『おとぎ草子』

大岡信が『御伽草子』を子供向けに現代語訳していることを知って、なんとなく興味を持って読んでみた。岩波少年文庫で、一寸法師、浦島太郎、鉢かづき、唐糸そうし、梵天国、酒吞童子、福富長者物語の七編が収録されている。

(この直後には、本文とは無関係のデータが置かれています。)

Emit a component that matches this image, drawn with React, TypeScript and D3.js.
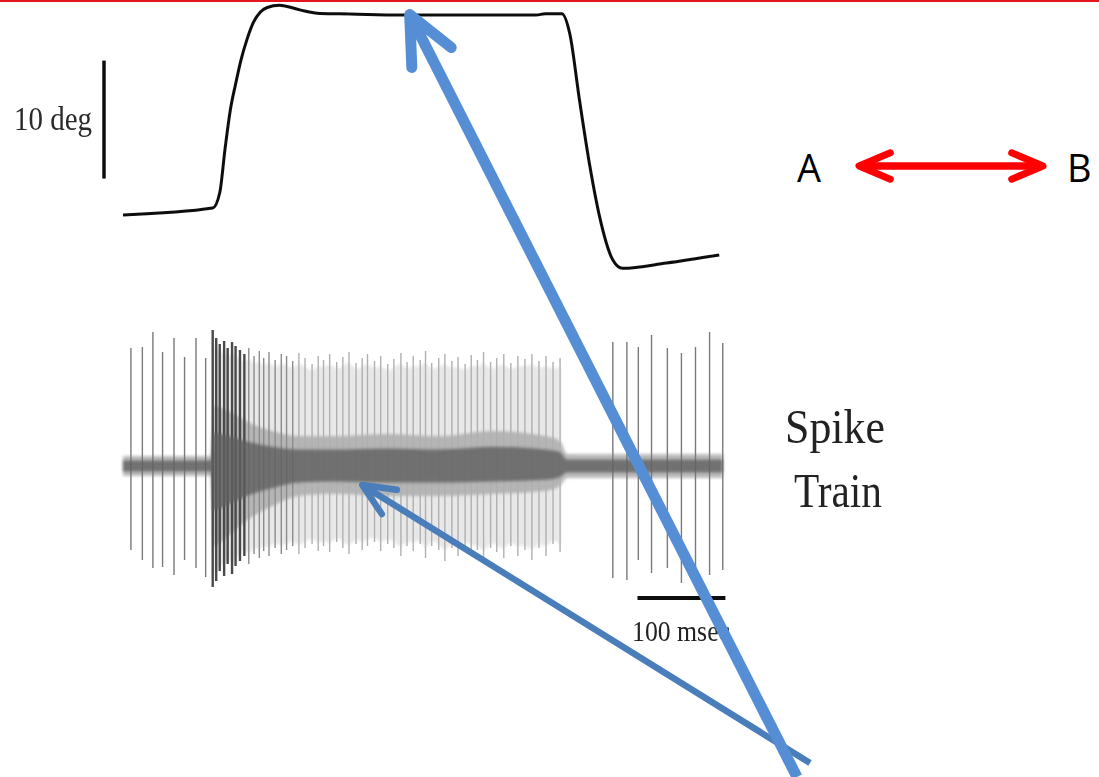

自分の無学を思い知った。知っていると思っていたお話に、想像もしていなかった豊かさがあった。たとえば「浦島太郎」の竜宮城には「タイやヒラメの舞い踊り」などの場面は描かれていない。その不思議さは水中宮殿のそれではなくて、地上の四季それぞれの景色が東西南北に同時に配されていて、東の戸をあけると春の柳が、北の戸をあけると冬の雪景色が広がる不思議さである。酒吞童子の鬼は都から姫君をさらって食べる恐ろしい鬼であると同時に、信義を尊び人間味があるとぼけたことを言う。(「この顔が赤いのは酒のせいで、鬼だからと思ってくださるな。」)多様な存在の共存を説くかのような部分すらある。むしろ、源頼光たちの方が、勧められば平然と人の血を杯で飲み、切り取られた人の片腕から刀で肉をそぎ落として平然と肴にする不気味さを持っている。「唐糸そうし」「梵天国」にいたっては、私が知らない話であり、どちらもとても面白かった。

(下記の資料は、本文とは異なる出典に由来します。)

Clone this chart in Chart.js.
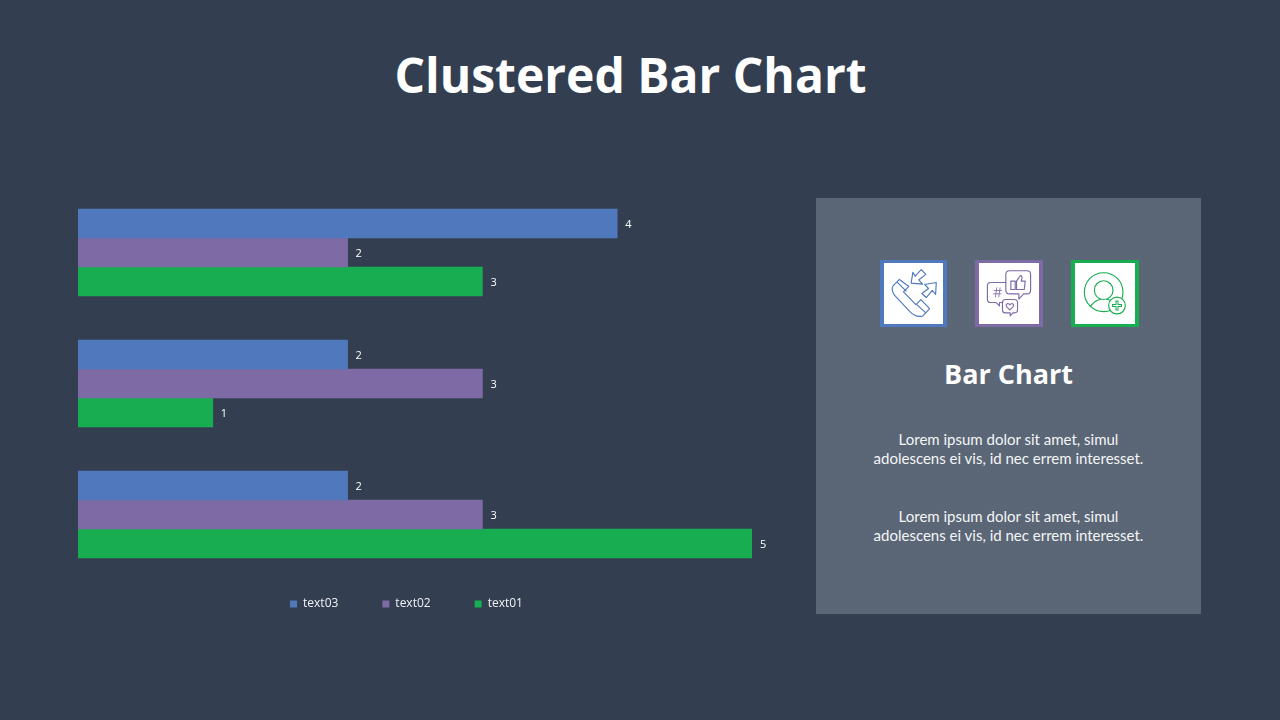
<!DOCTYPE html>
<html>
<head>
<meta charset="utf-8">
<title>Clustered Bar Chart</title>
<script src="https://cdn.jsdelivr.net/npm/chart.js@4"></script>
<style>
    html, body { margin: 0; padding: 0; }
    body { width: 1280px; height: 720px; background: #333f50; overflow: hidden; position: relative; color: #fff; }
    h1 { position: absolute; left: 0; width: 1261px; top: 42px; margin: 0; text-align: center; font: 700 48px/66px "Open Sans", sans-serif; }
    #chartWrap { position: absolute; left: 30px; top: 187px; width: 751px; height: 459px; }
    #panel { position: absolute; left: 816px; top: 198px; width: 385px; height: 416px; background-color: #5a6675; background-image: radial-gradient(rgba(255,255,255,0.012) 1px, transparent 1px); background-size: 4px 4px; }
    #panel h2 { position: absolute; left: 0; width: 385px; top: 157px; margin: 0; text-align: center; font: 700 27px/37px "Open Sans", sans-serif; }
    #panel p { position: absolute; left: 0; width: 385px; margin: 0; text-align: center; font: 400 15px/19px Lato, sans-serif; color: #f4f5f7; }
    .icon { position: absolute; top: 62px; height: 61px; background: #fff; border: 4px solid; border-width: 3px 4px; }
    .icon svg { position: absolute; left: -4px; top: -3px; height: 67px; fill: none; stroke-width: 3.4; stroke-linejoin: round; stroke-linecap: round; }
</style>
</head>
<body>
<h1>Clustered Bar Chart</h1>
<div id="chartWrap"><canvas id="barChart"></canvas></div>
<div id="panel">
    <div class="icon" style="left:64px;width:59px;border-color:#4f79bc">
        <svg style="width:67px" viewBox="60 45 200 200" stroke="#4f79bc">
            <path d="M118 103 L99 122 Q92 132 103 150 L150 200 Q168 218 188 212 L208 190 L182 163 L167 178 L130 140 L146 124 Z"/>
            <path d="M112 112 L138 138 M170 178 L196 202"/>
            <path d="M153 114 L187 117 L176 104 L197 88 L183 74 L165 93 L158 82 Z"/>
            <path d="M228 112 L193 118 L205 130 L185 145 L198 157 L216 136 L226 148 Z"/>
        </svg>
    </div>
    <div class="icon" style="left:159px;width:60px;border-color:#7e6aa5">
        <svg style="width:68px" viewBox="345 45 203 200" stroke="#7e6aa5" preserveAspectRatio="none">
            <path d="M448 77 L500 77 Q511 77 511 88 L511 135 Q511 146 500 146 L490 146 L476 162 L476 146 L448 146 Q437 146 437 135 L437 88 Q437 77 448 77 Z"/>
            <path d="M452 108 L465 108 L465 133 L452 133 Z M469 108 L480 92 Q486 90 485 100 L483 108 L495 108 L492 133 L469 133 Z"/>
            <path d="M392 112 L437 112 M392 112 Q382 112 382 122 L382 162 Q382 172 392 172 L408 172 L418 182 L418 172 L428 172"/>
            <path d="M402 136 L424 136 M400 146 L422 146 M410 128 L406 155 M420 128 L416 155" stroke-width="2.5"/>
            <path d="M436 163 L463 163 Q472 163 472 172 L472 194 Q472 203 463 203 L458 203 L450 212 L450 203 L436 203 Q427 203 427 194 L427 172 Q427 163 436 163 Z"/>
            <path d="M449 194 L439 184 Q436 176 443 175 Q447 175 449 179 Q451 175 455 175 Q462 176 459 184 Z"/>
        </svg>
    </div>
    <div class="icon" style="left:255px;width:60px;border-color:#17ad50">
        <svg style="width:68px" viewBox="633 45 204 200" stroke="#17ad50" preserveAspectRatio="none">
            <circle cx="731" cy="141" r="58"/>
            <circle cx="731" cy="135" r="28"/>
            <path d="M691 184 Q703 166 722 162 M740 162 Q748 163 756 168"/>
            <circle cx="771" cy="181" r="25" fill="#fff"/>
            <path d="M771 166 L771 196 M756 181 L786 181" stroke-width="9" stroke-linecap="butt"/>
            <path d="M771 169 L771 193 M759 181 L783 181" stroke="#fff" stroke-width="3" stroke-linecap="butt"/>
        </svg>
    </div>
    <h2>Bar Chart</h2>
    <p style="top:232px">Lorem ipsum dolor sit amet, simul<br>adolescens ei vis, id nec errem interesset.</p>
    <p style="top:309px">Lorem ipsum dolor sit amet, simul<br>adolescens ei vis, id nec errem interesset.</p>
</div>
<script>
const categories = ['Group A', 'Group B', 'Group C'];
const text03Values = [4, 2, 2];
const text02Values = [2, 3, 3];
const text01Values = [3, 1, 5];
const seriesColors = ['#4f79bc', '#7e6aa5', '#17ad50'];

// value labels at the end of each bar
const barLabels = {
    id: 'barLabels',
    afterDatasetsDraw(chart) {
        const ctx = chart.ctx;
        ctx.save();
        ctx.font = '11px "Open Sans", sans-serif';
        ctx.fillStyle = '#ffffff';
        ctx.textBaseline = 'middle';
        chart.data.datasets.forEach((ds, i) => {
            chart.getDatasetMeta(i).data.forEach((bar, j) => {
                ctx.fillText(ds.data[j], bar.x + 8, bar.y + 1.5);
            });
        });
        ctx.restore();
    }
};

// legend sits closer to the bars than its wide item padding would allow
const moveLegend = {
    id: 'moveLegend',
    afterLayout(chart) {
        chart.legend.top -= 26;
        chart.legend.left -= 8.5;
        chart.legend.right -= 8.5;
    }
};

new Chart(document.getElementById('barChart'), {
    type: 'bar',
    data: {
        labels: categories,
        datasets: [
            { label: 'text03', data: text03Values, backgroundColor: seriesColors[0] },
            { label: 'text02', data: text02Values, backgroundColor: seriesColors[1] },
            { label: 'text01', data: text01Values, backgroundColor: seriesColors[2] }
        ]
    },
    options: {
        indexAxis: 'y',
        responsive: true,
        maintainAspectRatio: false,
        animation: false,
        layout: { padding: { left: 48, right: 29, top: 0, bottom: 0 } },
        datasets: { bar: { barThickness: 29, borderWidth: 0 } },
        scales: {
            x: { display: false, min: 0, max: 5 },
            y: { display: false }
        },
        plugins: {
            tooltip: { enabled: false },
            legend: {
                position: 'bottom',
                labels: {
                    color: '#f0f2f5',
                    font: { family: '"Open Sans", sans-serif', size: 12 },
                    boxWidth: 7,
                    boxHeight: 7,
                    padding: 44
                }
            }
        }
    },
    plugins: [barLabels, moveLegend]
});
</script>
</body>
</html>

これらの物語を、大岡信が流れるような文体で、子供向けの名訳をしているのだから、すばらしい書物になっている。私は小学校のヴォランティアで6年間「読み聞かせ」をしていた。『長くつしたのピッピ』や宮沢賢治から読むことが多かったけれども、その時にこの本を知っていたら、絶対にこの中から話を選んで読んだんだけど。また始めようかな。